### AIM
Below are some records. Say in a single number how many of their lines include the word "this".

### EXTRACTED DATA
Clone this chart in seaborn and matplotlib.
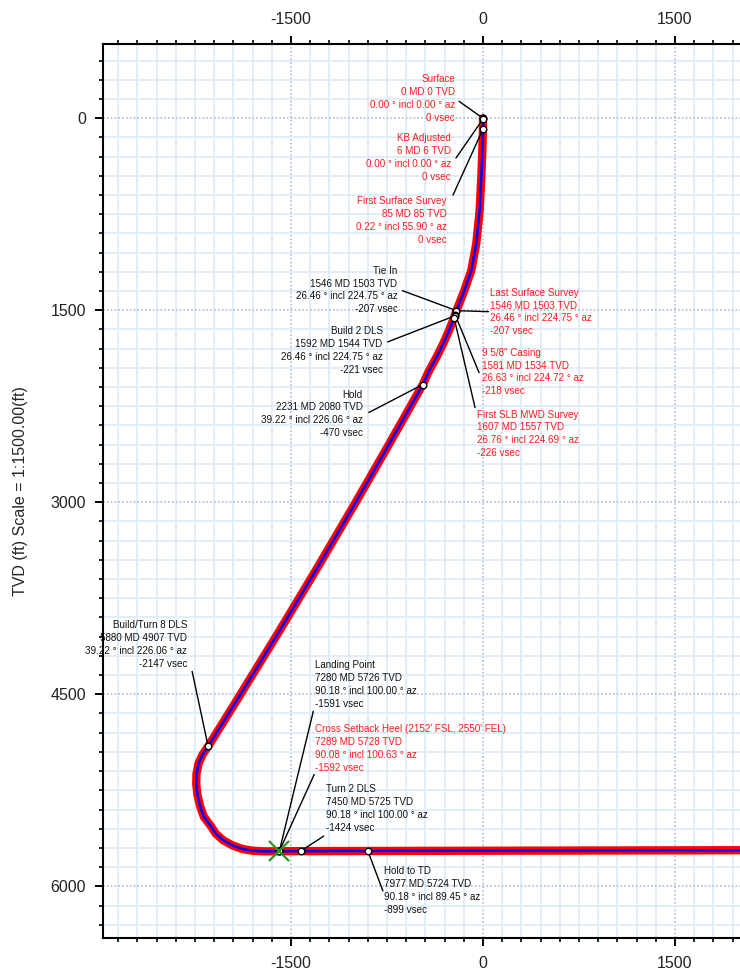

* * *

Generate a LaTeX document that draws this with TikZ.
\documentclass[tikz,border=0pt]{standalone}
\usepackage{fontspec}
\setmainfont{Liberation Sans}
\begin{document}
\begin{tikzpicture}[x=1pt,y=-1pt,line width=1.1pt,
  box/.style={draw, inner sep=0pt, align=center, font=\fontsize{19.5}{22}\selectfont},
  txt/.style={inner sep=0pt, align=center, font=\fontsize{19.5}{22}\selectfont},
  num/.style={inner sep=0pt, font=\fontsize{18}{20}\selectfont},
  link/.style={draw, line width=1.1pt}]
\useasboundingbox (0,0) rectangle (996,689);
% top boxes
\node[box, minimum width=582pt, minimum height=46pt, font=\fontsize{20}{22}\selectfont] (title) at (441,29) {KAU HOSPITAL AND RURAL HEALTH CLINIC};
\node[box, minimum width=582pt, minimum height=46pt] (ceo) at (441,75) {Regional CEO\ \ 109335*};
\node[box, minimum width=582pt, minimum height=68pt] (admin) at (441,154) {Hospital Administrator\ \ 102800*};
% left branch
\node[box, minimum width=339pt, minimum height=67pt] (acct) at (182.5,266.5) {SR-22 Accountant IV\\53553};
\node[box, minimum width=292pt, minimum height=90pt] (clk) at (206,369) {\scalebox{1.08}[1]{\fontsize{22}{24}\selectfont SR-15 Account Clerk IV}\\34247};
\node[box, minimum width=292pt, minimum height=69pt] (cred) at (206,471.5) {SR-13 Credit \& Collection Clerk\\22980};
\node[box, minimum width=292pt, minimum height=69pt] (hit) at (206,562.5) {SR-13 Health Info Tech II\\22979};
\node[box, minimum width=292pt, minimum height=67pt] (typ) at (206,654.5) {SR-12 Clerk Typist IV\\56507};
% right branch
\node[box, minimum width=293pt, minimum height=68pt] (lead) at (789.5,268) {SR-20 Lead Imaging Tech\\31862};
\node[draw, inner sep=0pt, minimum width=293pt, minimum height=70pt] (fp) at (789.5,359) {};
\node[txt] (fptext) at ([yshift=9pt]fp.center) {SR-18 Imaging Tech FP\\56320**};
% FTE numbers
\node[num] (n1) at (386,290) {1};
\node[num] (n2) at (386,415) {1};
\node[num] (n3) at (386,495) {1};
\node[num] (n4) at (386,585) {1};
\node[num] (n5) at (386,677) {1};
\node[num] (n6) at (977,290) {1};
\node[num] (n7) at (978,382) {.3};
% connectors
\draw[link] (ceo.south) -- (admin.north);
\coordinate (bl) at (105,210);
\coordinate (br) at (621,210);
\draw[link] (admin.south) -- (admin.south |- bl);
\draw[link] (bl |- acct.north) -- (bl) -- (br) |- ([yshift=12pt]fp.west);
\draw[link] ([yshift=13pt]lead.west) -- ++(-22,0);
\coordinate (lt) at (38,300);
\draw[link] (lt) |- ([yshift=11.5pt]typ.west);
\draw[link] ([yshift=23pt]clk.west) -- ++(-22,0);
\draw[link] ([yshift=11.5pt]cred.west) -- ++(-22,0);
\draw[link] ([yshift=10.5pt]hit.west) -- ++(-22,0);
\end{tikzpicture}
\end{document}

### WRITTEN SOLUTION
2